En este orden de cosas, tampoco podemos olvidarnos del nipón Yamasaki Atsushi, confeso discípulo de John Stump y autor de la preciosidad que pueden ver abajo. Por supuesto, el rumor según el cual estas partituras forman parte de elaboradas bromas en internet resulta absolutamente infundado.
Pero, claro, ningún informe sobre notación musical demente estaría completo sin mencionar a Karlheinz Stockhausen. El alemán que llegó de la estrella Sirio, y amigacho de Franco Battiato por añadidura, fue uno de los mayores expertos en reemplazar notas, pentagramas y similares por displays que semejan estadísticas electorales, más que partituras. Hasta tal punto es así, que su Helikopter-Streichquartett (1955) resulta sencillita, en comparación. ¿Dónde está la gracia?
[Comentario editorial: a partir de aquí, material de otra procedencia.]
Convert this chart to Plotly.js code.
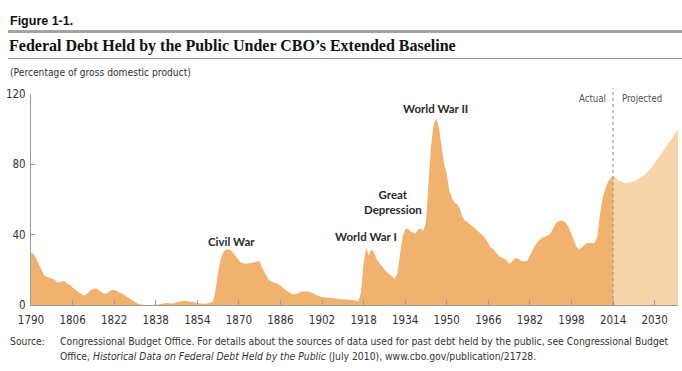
<!DOCTYPE html>
<html><head><meta charset="utf-8">
<script src="https://cdn.plot.ly/plotly-3.0.1.min.js"></script>
<style>html,body{margin:0;padding:0;background:#fff;} #chart{width:682px;height:371px;}</style>
</head><body><div id="chart"></div>
<script>
// ---- Data (percentage of GDP) ----
const actualYears = [1790,1791,1792,1793,1794,1795,1796,1797,1798,1799,1800,1801,1802,1803,1804,1805,1806,1807,1808,1809,
1810,1811,1812,1813,1814,1815,1816,1817,1818,1819,1820,1821,1822,1823,1824,1825,1826,1827,1828,1829,
1830,1831,1832,1833,1834,1835,1836,1837,1838,1839,1840,1841,1842,1843,1844,1845,1846,1847,1848,1849,
1850,1851,1852,1853,1854,1855,1856,1857,1858,1859,1860,1861,1862,1863,1864,1865,1866,1867,1868,1869,
1870,1871,1872,1873,1874,1875,1876,1877,1878,1879,1880,1881,1882,1883,1884,1885,1886,1887,1888,1889,
1890,1891,1892,1893,1894,1895,1896,1897,1898,1899,1900,1901,1902,1903,1904,1905,1906,1907,1908,1909,
1910,1911,1912,1913,1914,1915,1916,1917,1918,1919,1920,1921,1922,1923,1924,1925,1926,1927,1928,1929,
1930,1931,1932,1933,1934,1935,1936,1937,1938,1939,1940,1941,1942,1943,1944,1945,1946,1947,1948,1949,
1950,1951,1952,1953,1954,1955,1956,1957,1958,1959,1960,1961,1962,1963,1964,1965,1966,1967,1968,1969,
1970,1971,1972,1973,1974,1975,1976,1977,1978,1979,1980,1981,1982,1983,1984,1985,1986,1987,1988,1989,
1990,1991,1992,1993,1994,1995,1996,1997,1998,1999,2000,2001,2002,2003,2004,2005,2006,2007,2008,2009,
2010,2011,2012,2013,2014];
const actualDebt = [30,29,26.5,23.5,20,17,16,15.5,15,14.5,13,13,13.5,13.5,12,11.5,10,9,8,7,
5.5,5.5,7,8.5,9,9.5,8.5,7.5,6.5,6.5,7.5,8.5,8.5,8,7,6.5,5.5,4.5,3.5,2.5,
1.5,0.8,0.3,0,0,0,0,0.1,0.2,0.3,0.5,0.8,1.2,1,0.8,0.9,1.5,2,2.3,2.4,
2.3,2.1,2,1.6,1,0.8,0.7,0.7,1,1.3,1.8,8,19,26,30,31.5,31.5,31,29.5,27.5,
25.5,24,23.5,23.5,23.8,24,24.2,24.5,25,21,18,15.5,13.5,13,12.5,12,11,9.5,8.5,7.5,
6.5,6,6.2,7,7.5,7.8,7.8,7.6,7,6.2,5.5,5,4.6,4.3,4.1,4,4,3.6,3.5,3.4,
3.3,3.1,3,2.7,2.6,2.5,2.2,7,24,32.5,28,31.5,30,26,24,22,20,18.5,17.5,16,
15,18,29,39,43,43.5,42,41,40.5,43,43.5,42,47,70,91,103,106,101,91,80,
75,65,61,58,57.5,55,50,48,47,46,44.5,43.5,42,41,39.5,37.5,35,32.5,31.8,29.5,
27.8,27,26.5,25.5,23.5,24.5,26.5,26.8,26,24.8,25,25,28,31.5,34,36,37.5,38.5,39,39.5,
41,44,46.5,47.7,48,47.8,46.5,44,40.5,37,33,31.5,32.5,34,35.3,35.5,35.3,35.2,39.5,52,
61,66,70,72,73.3];
const projectedYears = [2014,2015,2016,2017,2018,2019,2020,2021,2022,2023,2024,2025,2026,2027,2028,2029,2030,2031,2032,2033,2034,2035,2036,2037,2038,2039];
const projectedDebt = [73.3,72.5,71,70,69.5,69.3,69.5,69.8,70.3,71,71.8,72.8,74,75.3,76.8,78.5,80.5,82.5,84.5,86.5,88.7,91,93.2,95.3,97.5,100];
const xTickYears = [1790,1806,1822,1838,1854,1870,1886,1902,1918,1934,1950,1966,1982,1998,2014,2030];
const yTickValues = [0,40,80,120];

// ---- Layout helpers ----
const W = 682, H = 371;
const M = {l: 31, r: 4, t: 94, b: 66};
const PW = W - M.l - M.r, PH = H - M.t - M.b;
const px = p => (p - M.l) / PW;
const py = q => (H - M.b - q) / PH;

const NARROW = '"Liberation Sans Narrow", "DejaVu Sans Condensed", "Arial Narrow", sans-serif';
const TXT = '#333333';

const traces = [
  {x: actualYears, y: actualDebt, type: 'scatter', mode: 'lines', fill: 'tozeroy',
   line: {width: 0, color: 'rgb(241,178,112)'}, fillcolor: 'rgb(241,178,112)', hoverinfo: 'skip', showlegend: false},
  {x: projectedYears, y: projectedDebt, type: 'scatter', mode: 'lines', fill: 'tozeroy',
   line: {width: 0, color: 'rgb(248,212,170)'}, fillcolor: 'rgb(248,212,170)', hoverinfo: 'skip', showlegend: false}
];

const ann = (text, x, y, opts) => Object.assign({text, x, y, showarrow: false}, opts);
const paperAnn = (text, xp, yp, font, xanchor) => ann(text, px(xp), py(yp), {xref: 'paper', yref: 'paper', xanchor: xanchor || 'left', yanchor: 'middle', font, align: 'left'});
const eventFont = {family: 'Lato, "DejaVu Sans Condensed", sans-serif', size: 11.5, color: '#2b2b2b'};

const layout = {
  width: W, height: H,
  margin: M,
  paper_bgcolor: '#ffffff', plot_bgcolor: '#ffffff',
  showlegend: false,
  xaxis: {
    range: [1790, 2039], tickmode: 'array', tickvals: xTickYears, ticktext: xTickYears.map(String),
    showgrid: false, zeroline: false, showline: true, linecolor: '#9a9a9a', linewidth: 1,
    ticks: 'inside', ticklen: 5, tickcolor: '#9a9a9a', tickwidth: 1,
    tickfont: {family: NARROW, size: 11.5, color: TXT}, ticklabelstandoff: 4, fixedrange: true
  },
  yaxis: {
    range: [0, 120], tickmode: 'array', tickvals: yTickValues, ticktext: yTickValues.map(String),
    showgrid: false, zeroline: false, showline: true, linecolor: '#9a9a9a', linewidth: 1,
    ticks: 'inside', ticklen: 4, tickcolor: '#9a9a9a', tickwidth: 1,
    tickfont: {family: NARROW, size: 11.5, color: TXT}, ticklabelstandoff: 2, fixedrange: true
  },
  shapes: [
    {type: 'line', xref: 'x', yref: 'paper', x0: 2014, x1: 2014, y0: 0, y1: py(88), line: {color: '#8a8a8a', width: 1, dash: 'dot'}},
    {type: 'line', xref: 'paper', yref: 'paper', x0: px(8), x1: px(682), y0: py(31.5), y1: py(31.5), line: {color: '#a3a3a3', width: 3}},
    {type: 'line', xref: 'paper', yref: 'paper', x0: px(8), x1: px(682), y0: py(58.5), y1: py(58.5), line: {color: '#8c8c8c', width: 1.2}}
  ],
  annotations: [
    paperAnn('<b>Figure 1-1.</b>', 8, 21, {family: '"Liberation Sans", Arial, sans-serif', size: 12.5, color: '#111'}),
    paperAnn('<b>Federal Debt Held by the Public Under CBO\u2019s Extended Baseline</b>', 7, 46, {family: '"Liberation Serif", "DejaVu Serif", serif', size: 16, color: '#111'}),
    paperAnn('(Percentage of gross domestic product)', 8, 72, {family: NARROW, size: 10.2, color: TXT}),
    paperAnn('Actual', 608, 98, {family: NARROW, size: 9.6, color: '#555'}, 'right'),
    paperAnn('Projected', 620, 98, {family: NARROW, size: 9.6, color: '#555'}),
    ann('<b>Civil War</b>', 1867, 36.3, {font: eventFont}),
    ann('<b>World War I</b>', 1919, 39, {font: eventFont}),
    ann('<b>Great<br>Depression</b>', 1929.5, 58.3, {font: eventFont}),
    ann('<b>World War II</b>', 1945.5, 112, {font: eventFont}),
    paperAnn('Source:', 8, 341, {family: NARROW, size: 10.3, color: TXT}),
    paperAnn('Congressional Budget Office. For details about the sources of data used for past debt held by the public, see Congressional Budget', 58, 341, {family: NARROW, size: 10.3, color: TXT}),
    paperAnn('Office, <i>Historical Data on Federal Debt Held by the Public</i> (July 2010), www.cbo.gov/publication/21728.', 58, 356, {family: NARROW, size: 10.3, color: TXT})
  ]
};

Plotly.newPlot('chart', traces, layout, {staticPlot: true, displayModeBar: false});
</script>
</body></html>
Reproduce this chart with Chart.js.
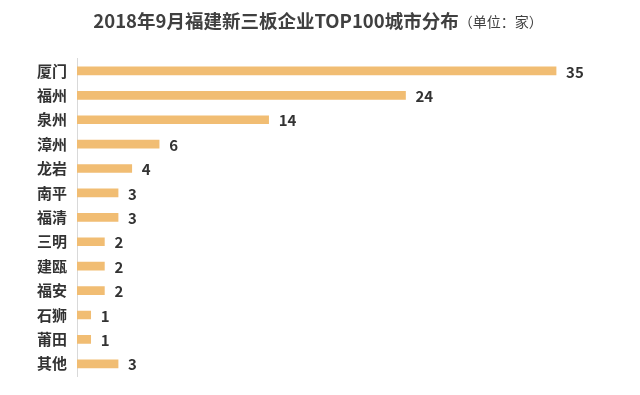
<!DOCTYPE html>
<html>
<head>
<meta charset="utf-8">
<script src="https://cdn.jsdelivr.net/npm/chart.js@4/dist/chart.umd.min.js"></script>
<style>
html,body{margin:0;padding:0;background:#fff;}
#wrap{width:640px;height:395px;position:relative;}
</style>
</head>
<body>
<div id="wrap"><canvas id="c" width="640" height="395"></canvas></div>
<script>
const titleText = "2018年9月福建新三板企业TOP100城市分布";
const subtitleText = "（单位：家）";
const categories = ["厦门","福州","泉州","漳州","龙岩","南平","福清","三明","建瓯","福安","石狮","莆田","其他"];
const counts = [35,24,14,6,4,3,3,2,2,2,1,1,3];

const FONT = "'Noto Sans CJK SC','Noto Sans',sans-serif";

const titlePlugin = {
  id: 'titlePlugin',
  afterDraw(chart) {
    const ctx = chart.ctx;
    ctx.save();
    ctx.fillStyle = '#404040';
    ctx.textBaseline = 'middle';
    ctx.font = "bold 18.5px " + FONT;
    const w1 = ctx.measureText(titleText).width;
    ctx.font = "14px " + FONT;
    const w2 = ctx.measureText(subtitleText).width;
    const total = w1 + w2;
    const start = 318 - total / 2;
    ctx.font = "bold 18.5px " + FONT;
    ctx.textAlign = 'left';
    ctx.fillText(titleText, start, 21);
    ctx.font = "14px " + FONT;
    ctx.fillText(subtitleText, start + w1, 22);
    ctx.restore();
  }
};

const valuePlugin = {
  id: 'valuePlugin',
  afterDatasetsDraw(chart) {
    const ctx = chart.ctx;
    const meta = chart.getDatasetMeta(0);
    ctx.save();
    ctx.font = "bold 15px " + FONT;
    ctx.fillStyle = '#333333';
    ctx.textAlign = 'left';
    ctx.textBaseline = 'middle';
    meta.data.forEach((el, i) => {
      ctx.fillText(String(chart.data.datasets[0].data[i]), el.x + 10, el.y + 1);
    });
    ctx.restore();
  }
};

new Chart(document.getElementById('c'), {
  type: 'bar',
  data: {
    labels: categories,
    datasets: [{
      data: counts,
      backgroundColor: '#F1BD73',
      borderWidth: 0,
      barThickness: 8
    }]
  },
  options: {
    indexAxis: 'y',
    responsive: false,
    animation: false,
    layout: { padding: { top: 58.7, bottom: 15.7, left: 0, right: 15.5 } },
    plugins: {
      legend: { display: false },
      title: { display: false },
      tooltip: { enabled: false }
    },
    scales: {
      x: {
        display: false,
        min: 0,
        max: 40
      },
      y: {
        afterFit(scale) { scale.width = 77; },
        grid: { display: false, drawTicks: false },
        border: { display: true, color: '#d9d9d9', width: 1 },
        ticks: {
          padding: 10,
          color: '#333333',
          font: { family: FONT, size: 15, weight: 'bold' }
        }
      }
    }
  },
  plugins: [titlePlugin, valuePlugin]
});
</script>
</body>
</html>
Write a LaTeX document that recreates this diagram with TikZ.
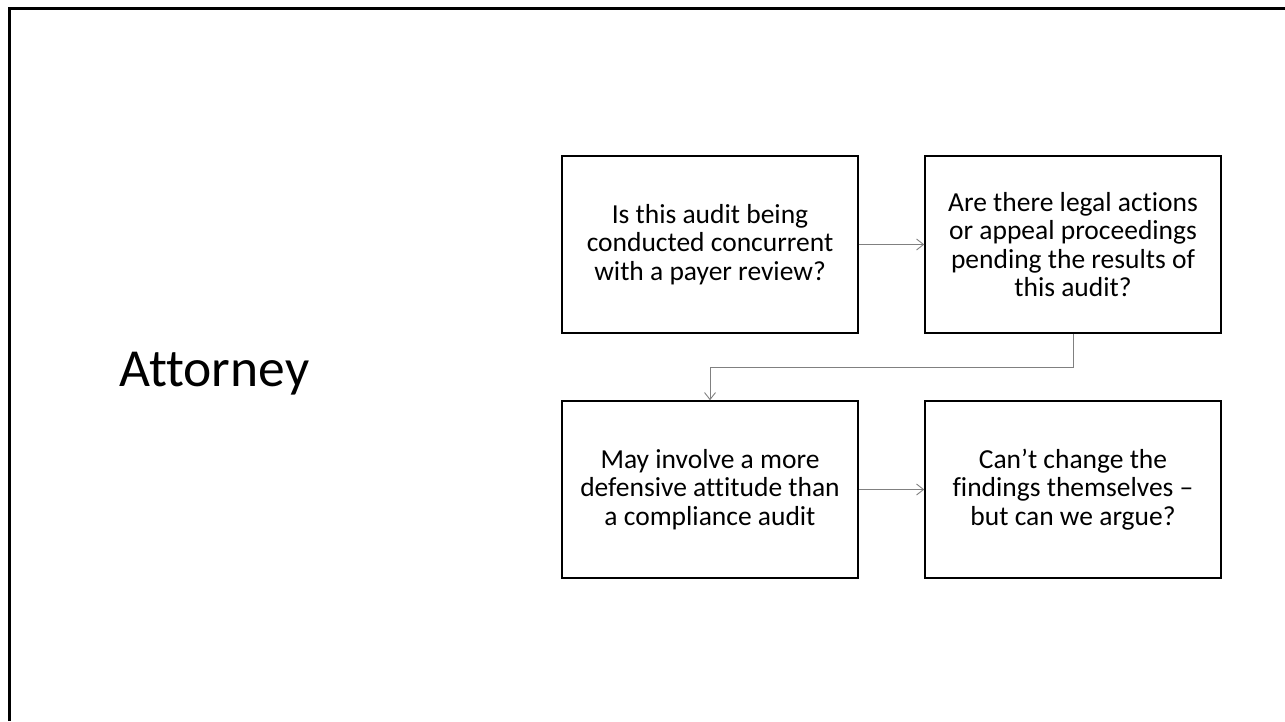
\documentclass[tikz,border=0pt]{standalone}
\usepackage{fontspec}
\setmainfont{Carlito}[Ligatures={NoCommon,TeX}]
\usepackage{xcolor}
\usetikzlibrary{positioning}
\usetikzlibrary{arrows.meta}
\definecolor{linkgray}{RGB}{128,128,128}
\tikzset{
  stepbox/.style={draw=black, line width=1.5pt, minimum width=296pt, minimum height=177pt,
    inner sep=0pt, align=center, font=\fontsize{27.5}{28.6}\selectfont},
  link/.style={draw=linkgray, line width=0.9pt, -{Straight Barb[length=7pt,width=11pt]}}
}

\begin{document}
\begin{tikzpicture}[x=1pt, y=-1pt]
	\useasboundingbox (0,0) rectangle (1285,721);
	\draw[black, line width=3pt] (9,721) |- (1285,8);
	\node[anchor=base west, font=\fontsize{53.5}{56}\selectfont] (title) at (116,386) {Attorney};
	\node[stepbox] (concurrent) at (710,244.5) {Is this audit being\\conducted concurrent\\with a payer review?};
	\node[stepbox] (pending) at (1073,244.5) {Are there legal actions\\or appeal proceedings\\pending the results of\\this audit?};
	\node[stepbox] (defensive) at (710,489.5) {May involve a more\\defensive attitude than\\a compliance audit};
	\node[stepbox] (argue) at (1073,489.5) {Can’t change the\\findings themselves –\\but can we argue?};
	\coordinate (bend) at (1073,367);
	\draw[link] (concurrent) -- (pending);
	\draw[link] (pending.south) -- (bend) -| (defensive.north);
	\draw[link] (defensive) -- (argue);
\end{tikzpicture}
\end{document}
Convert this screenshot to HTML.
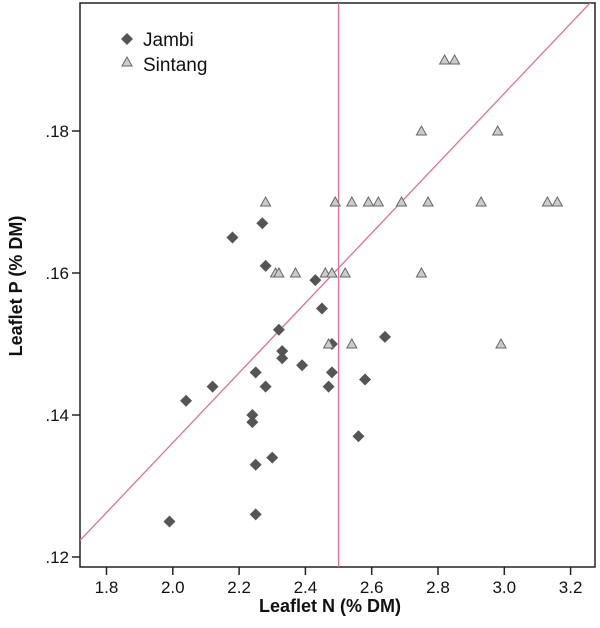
<!DOCTYPE html>
<html><head><meta charset="utf-8"><style>
body{margin:0;background:#fff;}
svg{display:block;font-family:"Liberation Sans",Arial,sans-serif;}
</style></head><body>
<svg id="chart" width="600" height="628">
<defs><clipPath id="pc"><rect x="80" y="3" width="515" height="564"/></clipPath></defs>
<rect x="80" y="3" width="515" height="564" fill="#fff" stroke="#222" stroke-width="1.5"/>
<g id="axes"></g>
<g id="marks" clip-path="url(#pc)"></g>
<g>
<path d="M127 33 L133 39 L127 45 L121 39 Z" fill="#555"/>
<text x="143" y="46" font-size="19" fill="#111">Jambi</text>
<path d="M127 57 L132 66 L122 66 Z" fill="#ccc" stroke="#666"/>
<text x="143" y="71" font-size="19" fill="#111">Sintang</text>
</g>
<text x="330" y="612" font-size="18" font-weight="bold" text-anchor="middle" fill="#111">Leaflet N (% DM)</text>
<text transform="translate(22,286) rotate(-90)" font-size="18" font-weight="bold" text-anchor="middle" fill="#111">Leaflet P (% DM)</text>
</svg>
<script>
const xTicks=[1.8,2.0,2.2,2.4,2.6,2.8,3.0,3.2];
const xTickLabels=["1.8","2.0","2.2","2.4","2.6","2.8","3.0","3.2"];
const yTicks=[0.12,0.14,0.16,0.18];
const yTickLabels=[".12",".14",".16",".18"];
const jambiN=[1.99,2.04,2.12,2.18,2.27,2.28,2.24,2.24,2.25,2.25,2.25,2.28,2.30,2.32,2.33,2.33,2.39,2.43,2.45,2.47,2.48,2.48,2.56,2.58,2.64];
const jambiP=[0.125,0.142,0.144,0.165,0.167,0.161,0.140,0.139,0.146,0.133,0.126,0.144,0.134,0.152,0.149,0.148,0.147,0.159,0.155,0.144,0.146,0.150,0.137,0.145,0.151];
const sintangN=[2.28,2.31,2.32,2.37,2.46,2.48,2.52,2.47,2.49,2.54,2.59,2.62,2.69,2.77,2.93,3.13,3.16,2.54,2.75,2.75,2.82,2.85,2.98,2.99];
const sintangP=[0.170,0.160,0.160,0.160,0.160,0.160,0.160,0.150,0.170,0.170,0.170,0.170,0.170,0.170,0.170,0.170,0.170,0.150,0.160,0.180,0.190,0.190,0.180,0.150];
const refN=[2.5];
const fitSlope=[0.0492];
const fitIntercept=[0.0377];
const NS="http://www.w3.org/2000/svg";
const X=v=>106.5+(v-1.8)*331.5;
const Y=v=>131+(0.18-v)*7100;
const L=80,R=595,T=3,B=567;
const axes=document.getElementById('axes'),marks=document.getElementById('marks');
function mk(tag,at,parent){const e=document.createElementNS(NS,tag);for(const k in at)e.setAttribute(k,at[k]);parent.appendChild(e);return e;}
xTicks.forEach((v,i)=>{
 const t=mk('line',{x1:X(v),x2:X(v),y1:B,y2:B+8,stroke:'#222','stroke-width':1.5},axes);
 
 
 const s=mk('text',{x:X(v),y:B+26,'font-size':17,'text-anchor':'middle',fill:'#111'},axes);
 s.textContent=xTickLabels[i];
 
 
});
yTicks.forEach((v,i)=>{
 const t=mk('line',{x1:L-8,x2:L,y1:Y(v),y2:Y(v),stroke:'#222','stroke-width':1.5},axes);
 
 
 const s=mk('text',{x:L-11,y:Y(v)+6,'font-size':17,'text-anchor':'end',fill:'#111'},axes);
 s.textContent=yTickLabels[i];
 
 
});
const vl=mk('line',{x1:X(refN[0]),x2:X(refN[0]),y1:T,y2:B,stroke:'#e0709a','stroke-width':1.3},marks);


const xa=1.8+(L-106.5)/331.5,xb=1.8+(R-106.5)/331.5;
const ya=fitIntercept[0]+fitSlope[0]*xa,yb=fitIntercept[0]+fitSlope[0]*xb;
const fl=mk('line',{x1:L,y1:Y(ya),x2:R,y2:Y(yb),stroke:'#e0709a','stroke-width':1.3},marks);


jambiN.forEach((n,i)=>{
 const x=X(n),y=Y(jambiP[i]);
 const p=mk('path',{d:`M${x} ${y-6}L${x+6} ${y}L${x} ${y+6}L${x-6} ${y}Z`,fill:'#555'},marks);
 
 
});
sintangN.forEach((n,i)=>{
 const x=X(n),y=Y(sintangP[i]);
 const p=mk('path',{d:`M${x} ${y-5}L${x+5} ${y+4}L${x-5} ${y+4}Z`,fill:'#ccc',stroke:'#666'},marks);
 
 
});
</script>
</body></html>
Pues en que los integrantes del cuarteto de cuerda que da título a la pieza deben interpretarla a bordo de otros tantos helicópteros. Las líneas de colores que acompañan a las notas representan la altitud de cada vehículo. Vista la evolución requerida por la pieza, esta debe ser la única composición de la historia que requiere tomarse una pastilla para el mareo antes de su ejecución.
Abandonamos estos terrenos tan extremadamente serios, para ofrecerles una auténtica preciosidad: este Tribute to Serge Gainsbourg, en realidad una añagaza publicitaria para un anuncio del Canal + francés. La partitura transcribe los primeros compases del mítico Je t’aime, moi non plus, pero seguro que al difunto compositor le hubiese encantado.
Y, finalmente, una partitura sin nada de especial en apariencia, pero tremendamente inquietante: nada menos que la risa de Jeff Goldblum en Parque Jurásico, lista para ser interpretada en el instrumento de tu elección.